Saturday, May 30, 2015

Houdini, Mata Hari, and Lynn Jenner's imagination
Lynn Jenner was guest speaker last week at the L'Dor va Dor session at the Jewish Community Centre, and I was asked to introduce her. I knew little about Lynn Jenner, her book, Dear Sweet Harry was published after I completed my essay on New Zealand Jewish Writers in Jewish Lives in New Zealand. I checked her out. She started writing late in life after a career as a psychologist and school counsellor. She completed a Master's degree in creative writing at the International School of Letters at Victoria University, and Dear Sweet Harry was the product of that programme.
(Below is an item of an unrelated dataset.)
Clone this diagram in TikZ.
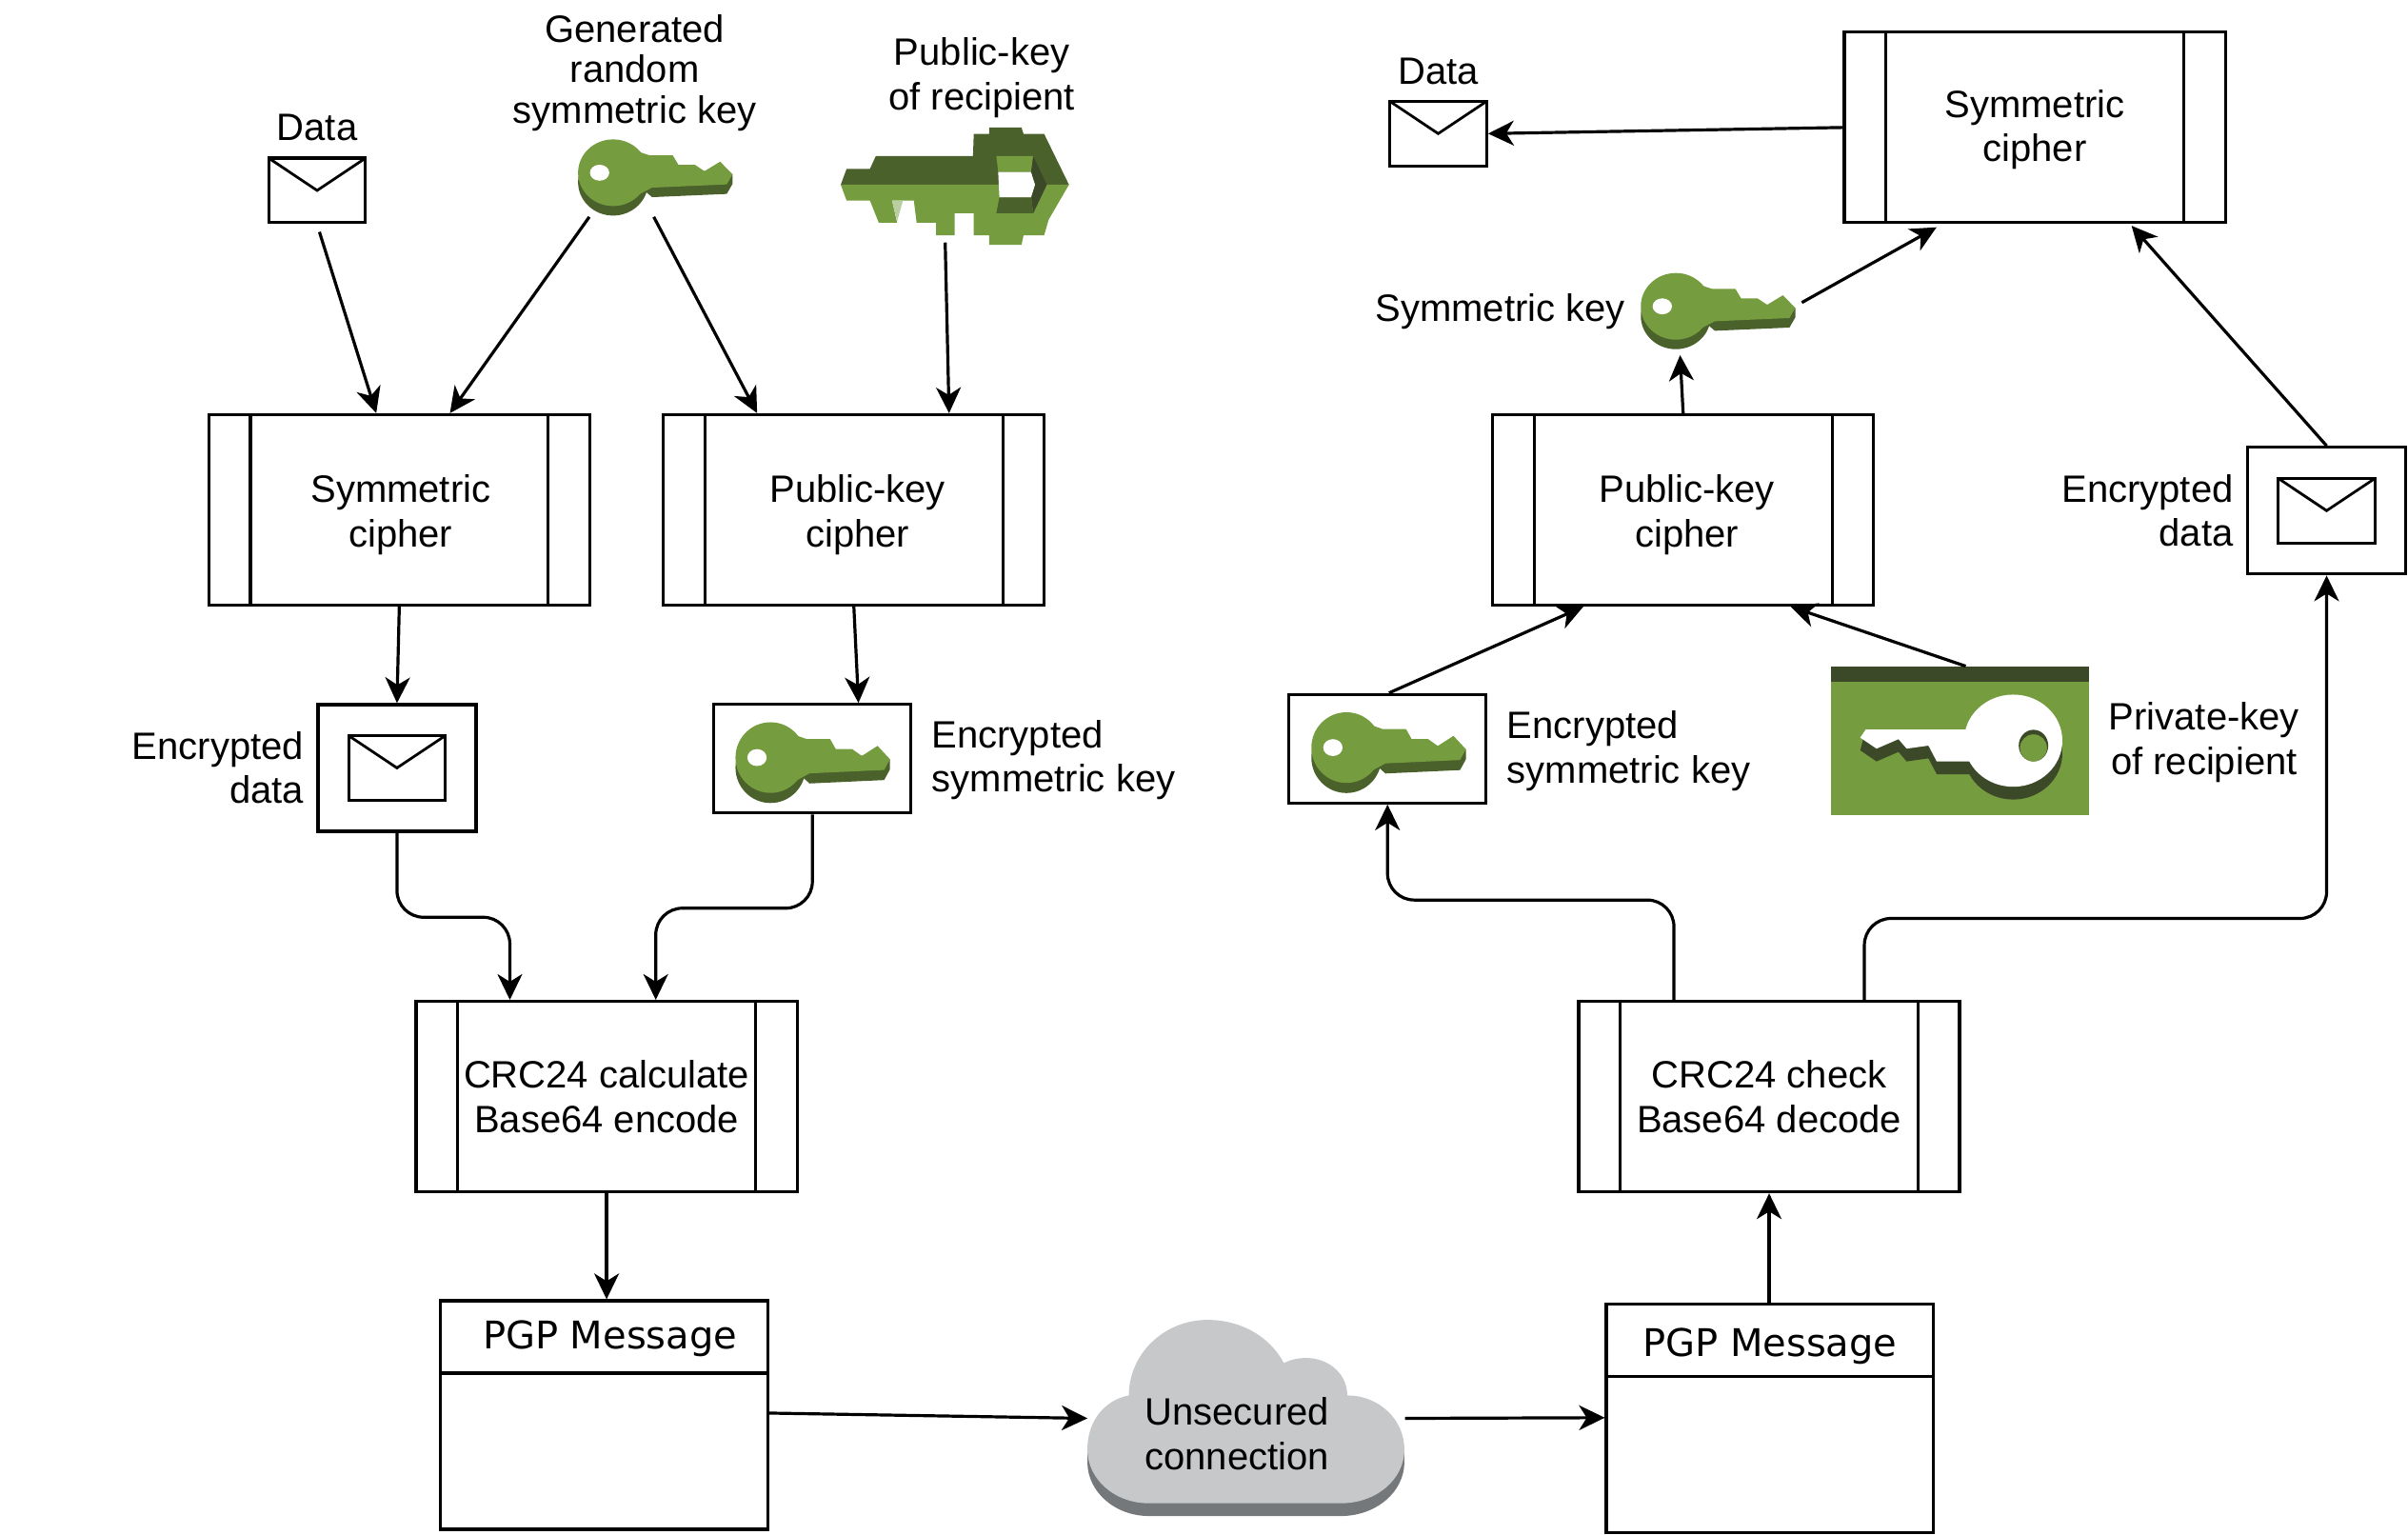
\documentclass[tikz,border=0pt]{standalone}
\usepackage{fontspec}
\setmainfont{Liberation Sans}
\newfontfamily\pgpfont{DejaVu Sans}
\usetikzlibrary{arrows.meta,positioning,calc}
\definecolor{keygreen}{HTML}{759C3E}
\definecolor{keydark}{HTML}{4B612C}
\definecolor{keydarker}{HTML}{3C4929}
\definecolor{keypale}{HTML}{B8CFA0}
\definecolor{cloudface}{HTML}{C6C8CA}
\definecolor{cloudedge}{HTML}{75787B}
\newcommand{\mainlabel}{\fontsize{20}{23.2}\selectfont}
\tikzset{
  base/.style={draw=black, line width=1.6pt, rectangle, inner sep=0pt},
  procbox/.style={base, minimum width=200pt, minimum height=100pt, align=center, font=\mainlabel,
    path picture={
      \draw[line width=1.6pt] ([xshift=21.8pt]path picture bounding box.north west) -- ([xshift=21.8pt]path picture bounding box.south west);
      \draw[line width=1.6pt] ([xshift=-21.8pt]path picture bounding box.north east) -- ([xshift=-21.8pt]path picture bounding box.south east);
    }},
  mail/.style={base, minimum width=50.8pt, minimum height=33.9pt,
    path picture={
      \draw[line width=1.4pt] (path picture bounding box.north west) -- (path picture bounding box.center) -- (path picture bounding box.north east);
    }},
  mailbox/.style={base, minimum width=83pt, minimum height=66.5pt},
  keyframe/.style={base, minimum width=103.5pt, minimum height=57pt},
  keyslot/.style={inner sep=0pt, minimum width=82.3pt, minimum height=40.3pt},
  pgphead/.style={base, minimum width=171.8pt, minimum height=38pt, font=\pgpfont\mainlabel},
  pgpbody/.style={base, minimum width=171.8pt, minimum height=82pt},
  lbl/.style={inner sep=0pt, align=center, font=\mainlabel},
  arrow/.style={-{Stealth[length=13.5pt, width=13pt, inset=4pt]}, line width=1.6pt, black},
  elbow/.style={arrow, rounded corners=14pt},
  symkey/.pic={
    \fill[keydark] (23.5,27.9) ellipse (22.8 and 21.7);
    \fill[keydark] (47,16.5) -- (101.3,22.7) -- (101.3,28.9) -- (97.5,35.5) -- (48.9,37.6) -- (40,30) -- cycle;
    \fill[keygreen] (23.5,21.7) ellipse (22.8 and 21.7);
    \fill[keygreen] (40,8) -- (47,10.3) -- (62.3,10.3) -- (66,16.5) -- (76.7,16.5) -- (83,20.7) -- (93.2,14.5) -- (101.3,22.7) -- (97.5,29.3) -- (48.9,31.4) -- (40,36) -- cycle;
    \fill[white] (14.7,21.7) ellipse (6.3 and 5.2);
  },
  publickey/.pic={
    \fill[keydark] (0,37.2) -- (3.8,26.9) -- (19,26.9) -- (22.8,18.6) -- (86.1,18.6) -- (86.6,4.1) -- (96.7,4.1) -- (96.7,0) -- (117.7,0) -- (119,4.1) -- (132.4,4.1) -- (148.6,37.2) -- cycle;
    \fill[keygreen] (0,37.2) -- (3.8,47.5) -- (19,47.5) -- (24.8,62) -- (36.7,62) -- (33.4,47.5) -- (47.6,47.5) -- (49.4,62) -- (62,62) -- (62,70.2) -- (74.2,70.2) -- (74.2,55.8) -- (86.6,55.8) -- (86.6,70.2) -- (96.7,70.2) -- (96.7,76.4) -- (117.7,76.4) -- (119,70.2) -- (132.4,70.2) -- (135.4,59.9) -- (148.6,37.2) -- cycle;
    \fill[keypale] (33.4,47.5) -- (40.5,47.5) -- (36.7,61) -- cycle;
    \fill[keygreen] (101.3,18.6) -- (125.3,18.6) -- (124,28.9) -- (102.5,28.9) -- cycle;
    \fill[white] (102.5,28.9) -- (124,28.9) -- (126.6,37.2) -- (124,45.5) -- (103.3,45.5) -- cycle;
    \fill[keydarker] (125.3,18.6) -- (134.2,37.2) -- (125.3,55.8) -- (124,45.5) -- (126.6,37.2) -- (124,28.9) -- cycle;
    \fill[keydark] (103.3,45.5) -- (124,45.5) -- (125.3,55.8) -- (101.3,55.8) -- cycle;
  },
  privatekey/.pic={
    \fill[keygreen] (0,0) rectangle (167.6,97);
    \fill[keydarker] (0,0) rectangle (167.6,10.3);
    \fill[keydarker] (118.5,56.8) ellipse (32 and 30);
    \fill[keydarker] (18.9,54.8) -- (29.5,62) -- (43.8,55.8) -- (49.1,62) -- (63.3,60) -- (68.7,70.3) -- (95,70.3) -- (95,41.3) -- (22.4,41.3) -- cycle;
    \fill[white] (118.5,48.5) ellipse (32 and 30);
    \fill[white] (22.4,41.3) -- (95,41.3) -- (95,62) -- (68.7,62) -- (63.3,51.7) -- (49.1,53.7) -- (43.8,47.5) -- (29.5,53.7) -- (18.9,46.5) -- cycle;
    \fill[keydarker] (131.7,51.7) ellipse (9.6 and 10.3);
    \fill[keygreen] (131.7,53.2) ellipse (8.8 and 8.8);
  },
}
\begin{document}
\begin{tikzpicture}[x=0.8064pt, y=-0.8064pt]
\useasboundingbox (0,0) rectangle (1568,999.4);
% sending side
\node[mail] (dataL) at (206.5,124) {};
\node[keyslot] (genkey) at (427,116) {};
\pic at (genkey.north west) {symkey};
\node[keyslot, minimum width=119.8pt, minimum height=61.6pt] (bigkey) at (622,121.5) {};
\pic at (bigkey.north west) {publickey};
\node[procbox] (symL) at (260,332) {\rule{0pt}{19.5pt}\hspace*{1.5pt}Symmetric\\\hspace*{1.5pt}cipher};
\node[procbox] (pubL) at (556,332) {\rule{0pt}{19.5pt}\hspace*{4pt}Public-key\\\hspace*{4pt}cipher};
\node[mailbox] (encL) at (258.5,500) {};
\node[mail] (mailL) at (encL) {};
\node[keyframe] (ekeyL) at (529,494) {};
\node[keyslot] (ekeyLicon) at ($(ekeyL)+(0.5,1.5)$) {};
\pic[yscale=1.06] at (ekeyLicon.north west) {symkey};
\node[procbox] (crcL) at (395,714) {CRC24 calculate\\Base64 encode};
\node[pgphead] (pgpLhead) at (393.5,870.5) {\rule{0pt}{16.2pt}\hspace*{6pt}PGP Message};
\node[pgpbody, below=-1.6pt of pgpLhead] (pgpLbody) {};
% labels on the sending side
\node[lbl, above=8pt of dataL] {Data};
\node[lbl, above=4pt of genkey, xshift=-11pt, font=\fontsize{20}{21.4}\selectfont] {Generated\\random\\symmetric key};
\node[lbl, above=5pt of bigkey, xshift=14pt] {Public-key\\of recipient};
\node[lbl, align=right, left=6.5pt of encL] {Encrypted\\data};
\node[lbl, align=left, right=10pt of ekeyL, yshift=-0.8pt] {Encrypted\\symmetric key};
% the connection
\node[inner sep=0pt, minimum width=166.4pt, minimum height=103pt] (cloud) at (811.5,923.5) {};
\begin{scope}[shift={(cloud.north west)}]
  \fill[cloudedge] (0,84.3) -- (0,92.6) .. controls (0,112) and (18,127.7) .. (40,127.7) -- (165,127.7) .. controls (188,127.7) and (206.4,112) .. (206.4,92.6) -- (206.4,84.3) -- cycle;
  \fill[cloudface] (0,84.3) .. controls (0,65) and (12,52) .. (27,49.2) .. controls (27,22) and (50,0) .. (78.3,0) .. controls (100,0) and (119,11) .. (127.9,28.1) .. controls (132,26) and (137,24.8) .. (142.4,24.8) .. controls (157,24.8) and (169.2,35) .. (169.2,49.2) .. controls (190,49.2) and (206.4,65) .. (206.4,84.3) .. controls (206.4,104) and (188,119.4) .. (165,119.4) -- (40,119.4) .. controls (18,119.4) and (0,104) .. (0,84.3) -- cycle;
\end{scope}
\node[lbl] (cloudtext) at ($(cloud)+(-6,10)$) {Unsecured\\connection};
% receiving side
\node[pgphead] (pgpRhead) at (1152.5,872.5) {\rule{0pt}{21pt}PGP Message};
\node[pgpbody, below=-1.6pt of pgpRhead] (pgpRbody) {};
\node[procbox] (crcR) at (1152,714) {CRC24 check\\Base64 decode};
\node[keyframe] (ekeyR) at (903.5,487.5) {};
\node[keyslot] (ekeyRicon) at ($(ekeyR)+(1,1.5)$) {};
\pic[yscale=1.06] at (ekeyRicon.north west) {symkey};
\node[inner sep=0pt, minimum width=135.2pt, minimum height=78.2pt] (privkey) at (1276.5,482.5) {};
\pic at (privkey.north west) {privatekey};
\node[procbox] (pubR) at (1096,332) {\rule{0pt}{19.5pt}\hspace*{4pt}Public-key\\\hspace*{4pt}cipher};
\node[keyslot] (symkeyR) at (1119,203) {};
\pic at (symkeyR.north west) {symkey};
\node[mailbox] (encR) at (1515,332.5) {};
\node[mail] (mailR) at (encR) {};
\node[procbox] (symR) at (1325,83) {\rule{0pt}{17pt}Symmetric\\cipher};
\node[mail] (dataR) at (936.5,87) {};
% labels on the receiving side
\node[lbl, align=left, right=10pt of ekeyR, yshift=-1.2pt] {Encrypted\\symmetric key};
\node[lbl, right=10pt of privkey, yshift=-0.8pt] {Private-key\\of recipient};
\node[lbl, align=right, left=6.5pt of encR] {Encrypted\\data};
\node[lbl, left=7.5pt of symkeyR] {Symmetric key};
\node[lbl, above=8pt of dataR] {Data};
% connectors
\draw[arrow] ($(dataL.south)+(1.5,5)$) -- ($(symL.north)+(-15,0)$);
\draw[arrow] ($(genkey.south west)+(8,0)$) -- ($(symL.north)+(33,0)$);
\draw[arrow] ($(genkey.south west)+(50,0)$) -- ($(pubL.north)+(-63,0)$);
\draw[arrow] ($(bigkey.south west)+(68,-2)$) -- ($(pubL.north)+(62,0)$);
\draw[arrow] (symL.south) -- (encL.north);
\draw[arrow] (pubL.south) -- ($(ekeyL.north)+(30,0)$);
\draw[elbow] (encL.south) -- ++(0,55) -| ($(crcL.north)+(-63,0)$);
\draw[elbow] (ekeyL.south) -- ++(0,61) -| ($(crcL.north)+(32,0)$);
\draw[arrow] (crcL.south) -- (crcL.south |- pgpLhead.north);
\draw[arrow] ($(pgpLbody.north east)+(0,27)$) -- (cloud.west);
\draw[arrow] (cloud.east) -- ($(pgpRbody.north west)+(0,28)$);
\draw[arrow] (crcR.south |- pgpRhead.north) -- (crcR.south);
\draw[elbow] ($(crcR.north)+(-62,0)$) -- ++(0,-65) -| (ekeyR.south);
\draw[elbow] ($(crcR.north)+(62,0)$) -- ++(0,-53) -| (encR.south);
\draw[arrow] ($(ekeyR.north)+(1,0)$) -- ($(pubR.south)+(-65,0)$);
\draw[arrow] ($(privkey.north)+(3.5,0)$) -- ($(pubR.south)+(70,0)$);
\draw[arrow] (pubR.north) -- ($(symkeyR.south)+(-25,3)$);
\draw[arrow] ($(symkeyR.east)+(3,-6)$) -- ($(symR.south)+(-64,2)$);
\draw[arrow] (encR.north) -- ($(symR.south)+(63,1)$);
\draw[arrow] (symR.west) -- (dataR.east);
\end{tikzpicture}
\end{document}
To the uninitiated like me, who has not kept up with trends in modern literature the book immediately raised questions about the nature of poetry. Is a collage of anecdotes, documents, hearsay poetry? Whatever it is, the book is compulsive reading. In an interview with Guy Somerset in the Listener Lynn explained that 'I am usually writing in order to find out what it is about this thing that is drawing me to it and fascinating me'. She wrote about Houdini, Mata Hari, Katherine Mansfield and her grandfather, Harry. What fascinated her was getting inside the skins of these people, putting flesh on the bones, expanding the details we know about them, without imposing her own explanation on these, It is the juxtaposition of real and invented historical evidence in a way to provoke questions and elicit insight that make this collection fascinating. This is a goulas of biography, history, fiction and documents that make up this collection, which as one reviewer said, is greater than the sum of its parts.